For more information, please contact Dr Ana Moita, at: anamoita@tecnico.ulisboa.pt
Read the presentation here
October 19th, 14H00-16H00
DEM Meeting Room, Mechanics Pavilion III
Electronic components in various technological applications (e.g. smart TVs, mobile phones, tablets, laptops, PCs, cars, aircrafts, cube satellites) generate excess heat. Thus, efficient thermal management is required to improve their reliability and prevent premature failure. As technology progresses, electronic components become progressively smaller and more powerful. Therefore, progressively higher amounts of heat need to be dissipated, in progressively smaller spaces. Devices that utilise conventional heat transfer mechanisms (e.g. forced air/water convection cooling), fail to meet this trend. Due to the encountered high heat transfer rates, heat transfer devices that rely in phase-change of a working fluid (boiling and/or condensation), are utilised instead. The deep understanding of the associated phase-change processes in such cases, is therefore of vital importance. Due to the underlying complexity, there are still many aspects of phase-change heat transfer that are not fully understood. Apart from the availability of highly resolved laboratory experiments, the numerical modeling of phase change heat transfer has also been established in the last decades. However, the currently existing numerical models and techniques suffer from restrictions and/or simplifications. The present lecture will demonstrate the development, validation and various applications of an enhanced “Direct Numerical Simulation (DNS)” model for adiabatic and diabatic interfacial phenomena with phase change due boiling/condensation that has been developed within the general framework of OpenFOAM, an openSource CFD platform. The proposed Computational Fluid Dynamics (CFD) model is based in an algebraic Volume Of Fluid (VOF) method that has been improved to filter out spurious numerical defects and also be able to account for two-phase heat transfer with phase change as well as for conjugate heat transfer between solid and fluid domains.

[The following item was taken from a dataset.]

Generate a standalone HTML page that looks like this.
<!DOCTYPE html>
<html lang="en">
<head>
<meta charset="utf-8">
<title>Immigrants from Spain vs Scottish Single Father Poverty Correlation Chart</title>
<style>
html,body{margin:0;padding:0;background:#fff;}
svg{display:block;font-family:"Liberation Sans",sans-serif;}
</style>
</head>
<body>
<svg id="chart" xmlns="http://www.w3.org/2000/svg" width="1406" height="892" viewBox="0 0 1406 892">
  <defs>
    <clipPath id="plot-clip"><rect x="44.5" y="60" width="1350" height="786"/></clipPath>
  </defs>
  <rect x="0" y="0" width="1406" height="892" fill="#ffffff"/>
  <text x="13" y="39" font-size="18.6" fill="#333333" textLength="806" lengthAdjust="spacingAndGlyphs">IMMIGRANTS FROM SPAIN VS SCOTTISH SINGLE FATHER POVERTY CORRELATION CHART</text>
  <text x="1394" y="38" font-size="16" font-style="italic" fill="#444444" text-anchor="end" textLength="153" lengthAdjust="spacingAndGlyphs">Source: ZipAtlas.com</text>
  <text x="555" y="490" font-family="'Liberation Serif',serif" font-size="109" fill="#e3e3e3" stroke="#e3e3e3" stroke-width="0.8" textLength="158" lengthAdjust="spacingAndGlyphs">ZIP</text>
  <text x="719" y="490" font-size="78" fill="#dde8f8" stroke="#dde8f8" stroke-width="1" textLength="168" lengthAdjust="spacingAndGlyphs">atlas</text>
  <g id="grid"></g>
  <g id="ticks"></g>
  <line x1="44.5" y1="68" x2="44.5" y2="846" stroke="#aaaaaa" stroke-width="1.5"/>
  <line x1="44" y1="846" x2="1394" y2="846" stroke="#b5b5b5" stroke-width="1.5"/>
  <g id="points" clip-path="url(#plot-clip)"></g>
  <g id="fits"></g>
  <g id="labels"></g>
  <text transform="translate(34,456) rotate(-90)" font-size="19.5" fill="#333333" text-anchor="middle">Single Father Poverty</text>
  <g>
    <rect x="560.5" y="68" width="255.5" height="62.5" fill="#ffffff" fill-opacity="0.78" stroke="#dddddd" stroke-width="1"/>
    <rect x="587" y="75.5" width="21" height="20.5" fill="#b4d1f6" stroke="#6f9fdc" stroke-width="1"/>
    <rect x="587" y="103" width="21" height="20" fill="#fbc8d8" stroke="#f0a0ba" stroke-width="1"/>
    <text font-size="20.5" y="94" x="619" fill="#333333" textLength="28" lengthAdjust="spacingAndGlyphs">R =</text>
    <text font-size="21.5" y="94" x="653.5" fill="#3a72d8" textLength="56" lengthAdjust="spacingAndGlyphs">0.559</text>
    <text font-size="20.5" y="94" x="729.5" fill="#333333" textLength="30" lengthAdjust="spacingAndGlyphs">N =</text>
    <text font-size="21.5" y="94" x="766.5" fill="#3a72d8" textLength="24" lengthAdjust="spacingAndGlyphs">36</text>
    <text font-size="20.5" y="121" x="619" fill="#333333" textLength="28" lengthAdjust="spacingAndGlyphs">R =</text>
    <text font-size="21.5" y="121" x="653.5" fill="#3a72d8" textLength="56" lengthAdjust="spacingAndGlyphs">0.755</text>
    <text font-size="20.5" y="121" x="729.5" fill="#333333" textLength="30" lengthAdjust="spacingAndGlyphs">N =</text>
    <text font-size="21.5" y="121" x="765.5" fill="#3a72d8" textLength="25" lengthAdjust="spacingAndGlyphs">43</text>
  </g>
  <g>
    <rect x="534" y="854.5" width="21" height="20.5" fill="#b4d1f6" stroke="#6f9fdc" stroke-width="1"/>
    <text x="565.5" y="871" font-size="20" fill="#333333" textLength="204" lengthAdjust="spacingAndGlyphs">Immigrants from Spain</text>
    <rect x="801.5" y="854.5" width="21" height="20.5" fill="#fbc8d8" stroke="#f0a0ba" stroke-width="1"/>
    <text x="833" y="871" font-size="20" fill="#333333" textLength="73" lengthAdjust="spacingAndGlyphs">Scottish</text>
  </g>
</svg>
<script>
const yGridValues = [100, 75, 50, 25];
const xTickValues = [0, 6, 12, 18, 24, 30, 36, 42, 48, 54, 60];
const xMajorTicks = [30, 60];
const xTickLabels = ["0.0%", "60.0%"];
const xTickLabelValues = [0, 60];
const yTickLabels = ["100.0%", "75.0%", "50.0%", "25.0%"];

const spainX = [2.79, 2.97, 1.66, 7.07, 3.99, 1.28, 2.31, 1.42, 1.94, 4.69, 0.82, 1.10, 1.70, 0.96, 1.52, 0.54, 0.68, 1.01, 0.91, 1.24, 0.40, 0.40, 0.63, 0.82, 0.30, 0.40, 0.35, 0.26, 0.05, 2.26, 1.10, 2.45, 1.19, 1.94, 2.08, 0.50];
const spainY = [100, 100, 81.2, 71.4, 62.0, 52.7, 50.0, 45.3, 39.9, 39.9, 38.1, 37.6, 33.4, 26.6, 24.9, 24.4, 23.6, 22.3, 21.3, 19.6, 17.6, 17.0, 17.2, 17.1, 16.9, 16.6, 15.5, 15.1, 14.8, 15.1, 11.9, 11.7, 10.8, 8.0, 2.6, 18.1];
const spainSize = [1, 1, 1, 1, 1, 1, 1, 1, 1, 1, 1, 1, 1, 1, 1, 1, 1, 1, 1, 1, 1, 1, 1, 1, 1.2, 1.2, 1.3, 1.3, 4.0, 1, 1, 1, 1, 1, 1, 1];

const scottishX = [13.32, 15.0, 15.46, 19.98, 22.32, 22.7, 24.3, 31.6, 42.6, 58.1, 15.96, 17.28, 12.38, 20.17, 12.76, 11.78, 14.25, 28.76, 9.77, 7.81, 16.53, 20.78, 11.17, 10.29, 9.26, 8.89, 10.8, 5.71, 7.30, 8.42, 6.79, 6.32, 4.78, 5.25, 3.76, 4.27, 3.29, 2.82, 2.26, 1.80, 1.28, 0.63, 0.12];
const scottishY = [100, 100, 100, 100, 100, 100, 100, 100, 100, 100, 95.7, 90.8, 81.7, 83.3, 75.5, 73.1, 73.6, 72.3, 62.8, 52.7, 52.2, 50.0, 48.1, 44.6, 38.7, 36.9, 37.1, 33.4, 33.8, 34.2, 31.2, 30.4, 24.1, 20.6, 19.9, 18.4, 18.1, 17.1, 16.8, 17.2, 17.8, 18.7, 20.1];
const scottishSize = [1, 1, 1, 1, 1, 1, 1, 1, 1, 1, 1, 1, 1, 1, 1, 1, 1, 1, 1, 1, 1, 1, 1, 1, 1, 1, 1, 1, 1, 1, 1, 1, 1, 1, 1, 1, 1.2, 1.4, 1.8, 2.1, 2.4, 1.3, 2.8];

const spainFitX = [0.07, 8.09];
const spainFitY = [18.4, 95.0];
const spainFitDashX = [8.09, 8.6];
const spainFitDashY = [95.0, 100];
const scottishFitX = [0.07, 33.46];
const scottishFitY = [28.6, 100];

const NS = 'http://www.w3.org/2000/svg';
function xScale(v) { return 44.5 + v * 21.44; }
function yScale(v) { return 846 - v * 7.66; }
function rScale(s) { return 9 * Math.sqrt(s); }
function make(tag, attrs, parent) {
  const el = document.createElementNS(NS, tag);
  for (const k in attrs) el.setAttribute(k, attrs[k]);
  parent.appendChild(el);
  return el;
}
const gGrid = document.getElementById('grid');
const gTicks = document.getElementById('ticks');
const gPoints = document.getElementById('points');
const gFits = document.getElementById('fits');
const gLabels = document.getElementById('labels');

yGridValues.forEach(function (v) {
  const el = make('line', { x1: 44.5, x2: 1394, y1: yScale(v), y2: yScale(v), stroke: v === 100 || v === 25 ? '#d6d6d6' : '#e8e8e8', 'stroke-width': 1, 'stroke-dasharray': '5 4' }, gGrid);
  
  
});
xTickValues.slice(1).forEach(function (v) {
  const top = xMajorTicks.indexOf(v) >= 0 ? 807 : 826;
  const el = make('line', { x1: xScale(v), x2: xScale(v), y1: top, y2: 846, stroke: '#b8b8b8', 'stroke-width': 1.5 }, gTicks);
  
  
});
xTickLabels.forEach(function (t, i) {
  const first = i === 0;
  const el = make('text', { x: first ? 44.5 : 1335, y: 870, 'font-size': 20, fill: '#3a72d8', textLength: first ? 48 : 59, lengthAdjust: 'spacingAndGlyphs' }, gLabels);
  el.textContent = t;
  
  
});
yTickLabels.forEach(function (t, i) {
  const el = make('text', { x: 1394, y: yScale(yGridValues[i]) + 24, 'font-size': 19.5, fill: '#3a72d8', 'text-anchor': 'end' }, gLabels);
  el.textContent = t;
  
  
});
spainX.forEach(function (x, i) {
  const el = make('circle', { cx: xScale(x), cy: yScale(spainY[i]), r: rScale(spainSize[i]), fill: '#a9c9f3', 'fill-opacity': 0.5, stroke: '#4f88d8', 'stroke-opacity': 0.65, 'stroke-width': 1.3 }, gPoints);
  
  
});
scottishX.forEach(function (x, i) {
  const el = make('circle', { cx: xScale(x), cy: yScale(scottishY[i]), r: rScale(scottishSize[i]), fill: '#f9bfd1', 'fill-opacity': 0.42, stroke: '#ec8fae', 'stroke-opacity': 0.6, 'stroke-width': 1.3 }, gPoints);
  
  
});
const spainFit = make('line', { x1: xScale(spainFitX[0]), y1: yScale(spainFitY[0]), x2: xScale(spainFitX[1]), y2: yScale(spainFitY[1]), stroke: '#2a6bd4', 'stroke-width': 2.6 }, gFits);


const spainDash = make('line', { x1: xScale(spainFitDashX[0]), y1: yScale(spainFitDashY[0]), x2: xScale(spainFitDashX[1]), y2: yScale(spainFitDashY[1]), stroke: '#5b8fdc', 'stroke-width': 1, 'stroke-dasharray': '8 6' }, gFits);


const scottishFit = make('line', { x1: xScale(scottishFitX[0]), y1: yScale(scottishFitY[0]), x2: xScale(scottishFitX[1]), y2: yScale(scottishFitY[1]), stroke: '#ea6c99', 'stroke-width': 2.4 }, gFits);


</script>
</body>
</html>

Professor Anastasios Georgoulas from the University of Brighton (bio) is a close collaborator of IN+ research groups.
Dr Georgoulas is an Engineer devoted to Computational Fluid Dynamics (CFD), and in particular to the simulation of multi-phase flows, with specific interest in thermal management (boiling and cavitation, heat pipes) and Liquid Interface and Spray dynamics (droplet and bubble dynamics).